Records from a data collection
_ _ _ _
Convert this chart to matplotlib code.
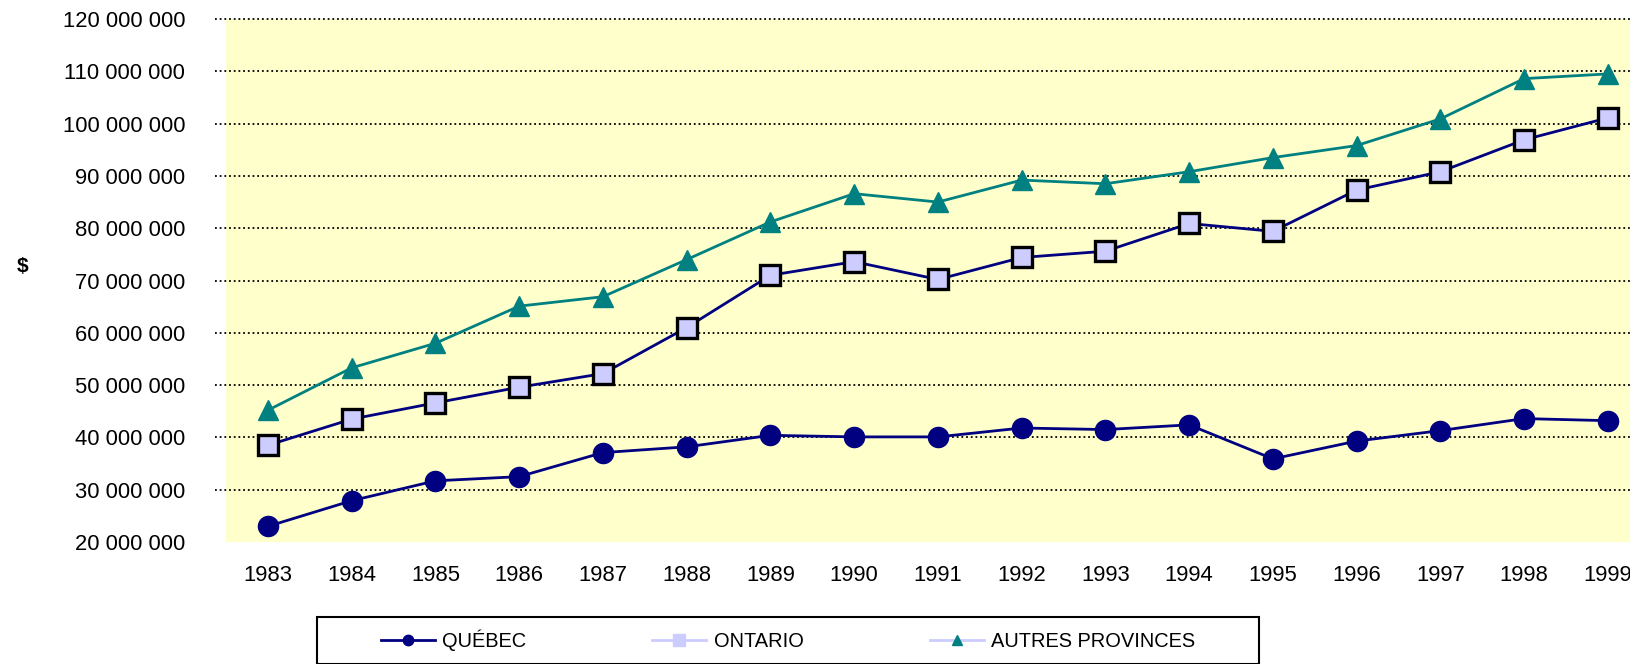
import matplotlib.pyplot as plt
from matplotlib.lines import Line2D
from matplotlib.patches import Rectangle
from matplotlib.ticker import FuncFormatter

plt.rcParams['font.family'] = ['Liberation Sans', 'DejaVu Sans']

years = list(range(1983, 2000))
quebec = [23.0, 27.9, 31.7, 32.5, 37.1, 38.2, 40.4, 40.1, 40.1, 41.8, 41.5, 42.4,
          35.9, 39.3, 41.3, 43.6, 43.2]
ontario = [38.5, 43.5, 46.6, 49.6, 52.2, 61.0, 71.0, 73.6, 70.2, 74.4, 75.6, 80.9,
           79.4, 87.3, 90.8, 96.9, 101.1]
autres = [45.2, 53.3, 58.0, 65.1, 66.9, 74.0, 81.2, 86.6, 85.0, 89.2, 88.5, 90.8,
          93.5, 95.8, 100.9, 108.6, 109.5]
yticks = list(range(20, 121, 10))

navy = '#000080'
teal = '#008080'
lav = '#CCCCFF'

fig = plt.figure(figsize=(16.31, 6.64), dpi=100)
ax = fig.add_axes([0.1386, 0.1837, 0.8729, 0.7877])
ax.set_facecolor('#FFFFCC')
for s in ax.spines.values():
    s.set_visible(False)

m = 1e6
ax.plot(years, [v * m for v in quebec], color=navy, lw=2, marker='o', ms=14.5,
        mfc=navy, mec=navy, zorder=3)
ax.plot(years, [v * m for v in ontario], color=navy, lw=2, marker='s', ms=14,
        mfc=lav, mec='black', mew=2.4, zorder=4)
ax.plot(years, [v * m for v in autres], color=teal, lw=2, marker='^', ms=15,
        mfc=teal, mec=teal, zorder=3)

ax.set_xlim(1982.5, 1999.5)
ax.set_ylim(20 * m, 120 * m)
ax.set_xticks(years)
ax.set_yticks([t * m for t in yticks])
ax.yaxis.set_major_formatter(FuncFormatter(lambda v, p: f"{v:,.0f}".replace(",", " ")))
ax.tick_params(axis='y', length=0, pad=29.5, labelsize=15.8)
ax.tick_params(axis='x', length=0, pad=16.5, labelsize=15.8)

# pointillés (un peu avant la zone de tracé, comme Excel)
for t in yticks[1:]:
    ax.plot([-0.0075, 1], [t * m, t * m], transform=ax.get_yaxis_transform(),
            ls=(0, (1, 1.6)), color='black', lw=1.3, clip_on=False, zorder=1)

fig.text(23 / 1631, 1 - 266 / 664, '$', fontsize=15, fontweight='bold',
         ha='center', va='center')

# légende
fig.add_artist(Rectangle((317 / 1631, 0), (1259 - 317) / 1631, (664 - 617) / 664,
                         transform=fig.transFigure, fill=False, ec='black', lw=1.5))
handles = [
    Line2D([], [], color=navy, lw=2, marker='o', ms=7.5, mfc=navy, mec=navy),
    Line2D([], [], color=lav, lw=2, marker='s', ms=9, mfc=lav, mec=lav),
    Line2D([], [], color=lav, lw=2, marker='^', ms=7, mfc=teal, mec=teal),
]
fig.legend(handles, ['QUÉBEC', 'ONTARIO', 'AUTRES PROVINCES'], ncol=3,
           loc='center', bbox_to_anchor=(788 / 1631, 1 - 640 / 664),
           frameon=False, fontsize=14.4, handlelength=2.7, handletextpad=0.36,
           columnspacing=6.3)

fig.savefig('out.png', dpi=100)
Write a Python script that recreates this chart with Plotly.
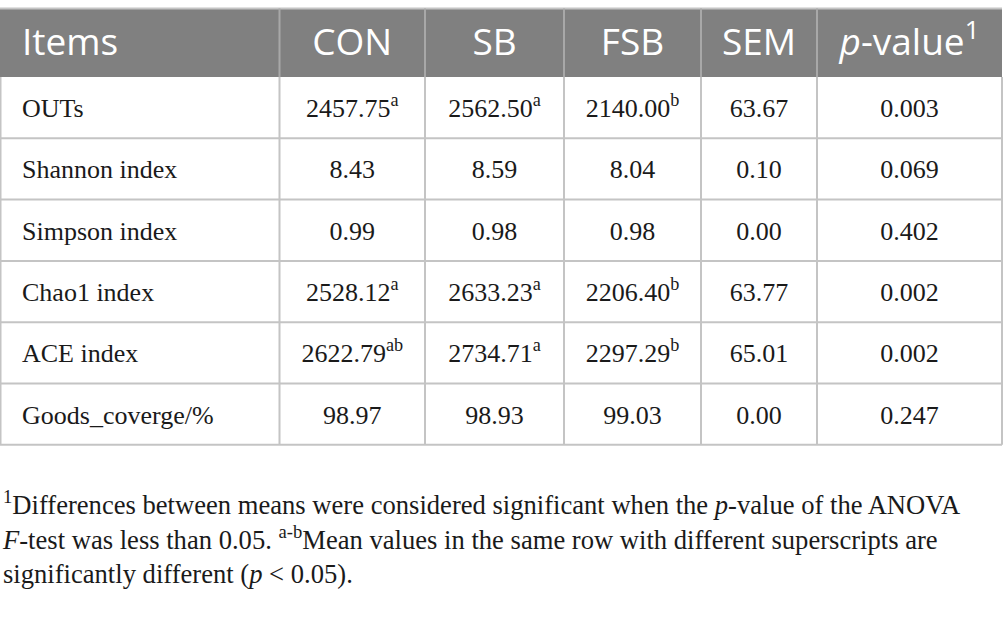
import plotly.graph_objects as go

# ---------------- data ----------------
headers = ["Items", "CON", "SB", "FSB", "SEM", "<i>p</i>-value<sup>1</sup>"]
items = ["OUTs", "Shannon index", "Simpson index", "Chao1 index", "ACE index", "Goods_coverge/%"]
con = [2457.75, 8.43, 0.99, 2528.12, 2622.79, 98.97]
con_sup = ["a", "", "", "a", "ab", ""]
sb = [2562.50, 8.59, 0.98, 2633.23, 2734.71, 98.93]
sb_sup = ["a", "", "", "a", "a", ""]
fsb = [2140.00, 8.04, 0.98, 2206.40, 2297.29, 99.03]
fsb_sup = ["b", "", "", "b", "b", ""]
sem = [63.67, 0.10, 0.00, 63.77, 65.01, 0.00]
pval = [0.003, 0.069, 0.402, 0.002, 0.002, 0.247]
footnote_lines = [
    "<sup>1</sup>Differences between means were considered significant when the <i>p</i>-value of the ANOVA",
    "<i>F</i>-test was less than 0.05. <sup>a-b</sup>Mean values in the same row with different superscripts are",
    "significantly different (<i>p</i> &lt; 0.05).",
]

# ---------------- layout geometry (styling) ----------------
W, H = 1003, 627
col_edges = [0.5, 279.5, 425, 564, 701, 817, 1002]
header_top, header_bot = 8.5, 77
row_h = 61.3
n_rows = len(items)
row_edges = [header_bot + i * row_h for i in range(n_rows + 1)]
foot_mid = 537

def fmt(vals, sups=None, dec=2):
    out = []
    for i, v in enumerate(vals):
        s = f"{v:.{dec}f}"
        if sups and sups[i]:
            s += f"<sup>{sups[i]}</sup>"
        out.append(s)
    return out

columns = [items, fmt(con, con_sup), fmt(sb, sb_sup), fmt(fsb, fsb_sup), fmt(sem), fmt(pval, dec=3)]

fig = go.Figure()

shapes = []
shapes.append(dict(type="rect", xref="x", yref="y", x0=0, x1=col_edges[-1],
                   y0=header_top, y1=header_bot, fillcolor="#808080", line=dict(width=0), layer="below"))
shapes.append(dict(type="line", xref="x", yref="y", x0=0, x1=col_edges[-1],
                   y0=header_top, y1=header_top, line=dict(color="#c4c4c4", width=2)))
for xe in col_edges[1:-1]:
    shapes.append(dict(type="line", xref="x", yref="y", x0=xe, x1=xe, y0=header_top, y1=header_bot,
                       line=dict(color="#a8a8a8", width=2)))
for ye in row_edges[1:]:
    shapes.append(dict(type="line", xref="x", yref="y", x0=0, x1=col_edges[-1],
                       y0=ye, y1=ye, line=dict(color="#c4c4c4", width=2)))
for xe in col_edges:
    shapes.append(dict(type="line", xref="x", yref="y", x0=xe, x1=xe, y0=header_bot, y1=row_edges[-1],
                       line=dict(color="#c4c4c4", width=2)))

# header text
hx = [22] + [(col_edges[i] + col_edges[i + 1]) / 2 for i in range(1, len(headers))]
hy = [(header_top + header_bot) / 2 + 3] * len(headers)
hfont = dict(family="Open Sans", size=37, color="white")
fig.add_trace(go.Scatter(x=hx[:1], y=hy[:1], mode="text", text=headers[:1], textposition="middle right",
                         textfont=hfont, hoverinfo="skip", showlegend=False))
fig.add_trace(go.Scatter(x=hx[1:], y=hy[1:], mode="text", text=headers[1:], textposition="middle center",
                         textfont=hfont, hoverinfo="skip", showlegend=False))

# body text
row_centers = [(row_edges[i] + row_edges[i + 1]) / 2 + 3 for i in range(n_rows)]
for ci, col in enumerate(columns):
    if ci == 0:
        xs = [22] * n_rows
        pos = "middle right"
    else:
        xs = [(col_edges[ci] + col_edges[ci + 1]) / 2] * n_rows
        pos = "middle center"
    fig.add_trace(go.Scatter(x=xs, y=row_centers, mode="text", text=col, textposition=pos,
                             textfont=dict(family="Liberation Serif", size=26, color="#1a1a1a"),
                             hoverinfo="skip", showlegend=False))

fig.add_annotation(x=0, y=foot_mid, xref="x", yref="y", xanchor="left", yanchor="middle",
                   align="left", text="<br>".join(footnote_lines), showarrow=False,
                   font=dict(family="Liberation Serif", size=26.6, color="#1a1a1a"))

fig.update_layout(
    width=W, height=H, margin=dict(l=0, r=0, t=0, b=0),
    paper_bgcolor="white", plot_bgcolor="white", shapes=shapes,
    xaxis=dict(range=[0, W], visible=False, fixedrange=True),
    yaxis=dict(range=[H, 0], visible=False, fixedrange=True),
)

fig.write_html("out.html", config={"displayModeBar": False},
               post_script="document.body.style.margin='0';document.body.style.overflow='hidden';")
_ _ _ _
• WRITTEN REQUEST: Every line from the top of the material above through the line with "ha='center', va='center')" should be duplicated exactly, please; leave out the pictures.

• CORRECT RESPONSE:
Convert this chart to matplotlib code.
import matplotlib.pyplot as plt
from matplotlib.lines import Line2D
from matplotlib.patches import Rectangle
from matplotlib.ticker import FuncFormatter

plt.rcParams['font.family'] = ['Liberation Sans', 'DejaVu Sans']

years = list(range(1983, 2000))
quebec = [23.0, 27.9, 31.7, 32.5, 37.1, 38.2, 40.4, 40.1, 40.1, 41.8, 41.5, 42.4,
          35.9, 39.3, 41.3, 43.6, 43.2]
ontario = [38.5, 43.5, 46.6, 49.6, 52.2, 61.0, 71.0, 73.6, 70.2, 74.4, 75.6, 80.9,
           79.4, 87.3, 90.8, 96.9, 101.1]
autres = [45.2, 53.3, 58.0, 65.1, 66.9, 74.0, 81.2, 86.6, 85.0, 89.2, 88.5, 90.8,
          93.5, 95.8, 100.9, 108.6, 109.5]
yticks = list(range(20, 121, 10))

navy = '#000080'
teal = '#008080'
lav = '#CCCCFF'

fig = plt.figure(figsize=(16.31, 6.64), dpi=100)
ax = fig.add_axes([0.1386, 0.1837, 0.8729, 0.7877])
ax.set_facecolor('#FFFFCC')
for s in ax.spines.values():
    s.set_visible(False)

m = 1e6
ax.plot(years, [v * m for v in quebec], color=navy, lw=2, marker='o', ms=14.5,
        mfc=navy, mec=navy, zorder=3)
ax.plot(years, [v * m for v in ontario], color=navy, lw=2, marker='s', ms=14,
        mfc=lav, mec='black', mew=2.4, zorder=4)
ax.plot(years, [v * m for v in autres], color=teal, lw=2, marker='^', ms=15,
        mfc=teal, mec=teal, zorder=3)

ax.set_xlim(1982.5, 1999.5)
ax.set_ylim(20 * m, 120 * m)
ax.set_xticks(years)
ax.set_yticks([t * m for t in yticks])
ax.yaxis.set_major_formatter(FuncFormatter(lambda v, p: f"{v:,.0f}".replace(",", " ")))
ax.tick_params(axis='y', length=0, pad=29.5, labelsize=15.8)
ax.tick_params(axis='x', length=0, pad=16.5, labelsize=15.8)

# pointillés (un peu avant la zone de tracé, comme Excel)
for t in yticks[1:]:
    ax.plot([-0.0075, 1], [t * m, t * m], transform=ax.get_yaxis_transform(),
            ls=(0, (1, 1.6)), color='black', lw=1.3, clip_on=False, zorder=1)

fig.text(23 / 1631, 1 - 266 / 664, '$', fontsize=15, fontweight='bold',
         ha='center', va='center')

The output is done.